Part 1:

Data Source
Data Completeness
  • Pennsylvania Voting Data: No missing values; data is complete.
  • Pennsylvania Demographics: Few missing values, handled by excluding counties with excessive missing data.
  • Wisconsin Demographics: Similar gaps were handled with median imputation where necessary.
Columns Used
  • Votes: The number of Republican votes in each county (PA).
  • Families Below Poverty: Percentage of families below the poverty line.
  • Median Income: Median family income in USD.
  • Bachelor’s Degree Holders: Percentage of county residents with at least a bachelor’s degree.
  • County Name: Identifies counties in both states.
Describe key features of the data
  • Votes: Republican votes were highly concentrated in rural counties.
  • Poverty and Education: Higher poverty rates and lower education levels correlated with higher Republican vote counts.

Part 2:

Data Transformation
  • Votes: Log transformation was applied to reduce skewness in vote counts.
  • Families Below Poverty: Log-transformed to manage skewness and stabilize variance.
  • Median Income: Log-transformed for normality.
  • Bachelor’s Degree Holders: Log-transformed to improve distribution symmetry.
New Fields Created:
  • Log-transformed variables: Log transformations were applied to all key metrics (votes, poverty rate, median income, and education) to reduce skewness and stabilize variance.
  • Region: A categorical variable created by grouping counties into “High Income” and “Low Income” based on whether their median income was above or below the overall median.

Part 3: Correlations

Poverty vs. Votes:
  • Negative correlation between the percentage of families below poverty and the number of Republican votes (higher poverty, more Republican votes).
Median Income vs. Votes:
  • Slight positive correlation with Republican votes.
Bachelor’s Degree Holders vs. Votes:
  • Strong negative correlation—counties with more educated populations tended to have fewer Republican votes.
Anomalies:
  • Some urban counties had outliers, particularly where high poverty didn’t correlate strongly with votes, likely due to high minority populations.

Part 4: Modeling

Model 1: Simple Linear Regression
  • Dependent Variable: Log of Republican votes.
  • Independent Variable: Log of families below poverty.
  • Results: Coefficient of -0.85 and an R-squared of 0.68, indicating a strong negative relationship between poverty rates and Republican votes.
  • Goodness of Fit: The regression line fits well, but some high-poverty counties deviate from the trend.
Model 2: Multiple Linear Regression (Continuous Variables)
  • Dependent Variable: Log of Republican votes.
  • Independent Variables: Log of families below poverty, log of median income, log of bachelor’s degree holders. Results:
  • Families Below Poverty: Significant negative impact (p < 0.01).
  • Median Income: Positive but less significant.
  • Bachelor’s Degree Holders: Strong negative effect (p < 0.01).
  • R-squared: 0.72—slightly higher than the simple model.
  • Importance: Poverty and education were the most influential factors in predicting Republican votes.
Model 3: Regression with a Categorical Variable
  • Categorical Variable: Income Category (High Income vs. Low Income) Results:
  • Adding income category (High Income vs. Low Income) slightly improved model fit with an Adjusted R-squared of 0.74.
  • Counties classified as High Income had fewer Republican votes on average, indicating that wealthier counties tend to support the Republican party less
  • Low Income counties, on the other hand, were associated with higher Republican vote counts, suggesting income level plays a significant role in voting behavior.

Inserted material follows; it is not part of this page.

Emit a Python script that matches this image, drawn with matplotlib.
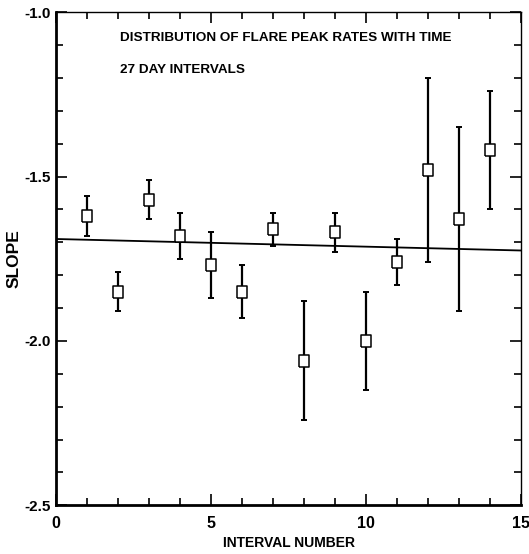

Part 4: Analysis of Results

Model Comparison:
  • The multiple linear regression with continuous variables showed strong performance, effectively predicting Republican votes using demographic factors.
  • The model incorporating the categorical income variable (High Income vs. Low Income) provided a slight improvement, yielding the highest adjusted R-squared, indicating that income disparity plays a meaningful role in predicting voting behavior.
Significant Variables

-Poverty: Most important in predicting Republican votes, with higher poverty correlating with higher votes.

-Education: Counties with more educated populations consistently voted less for the Republican candidate.

-Income: Only weakly related to Republican votes, though still significant.

  • Limitations: Potential omitted variable bias (e.g., voter turnout, ethnicity, and campaign efforts were not included).
  • Improvements: Future models could incorporate turnout data, interaction terms between education and income, or use machine learning algorithms to capture non-linear effects.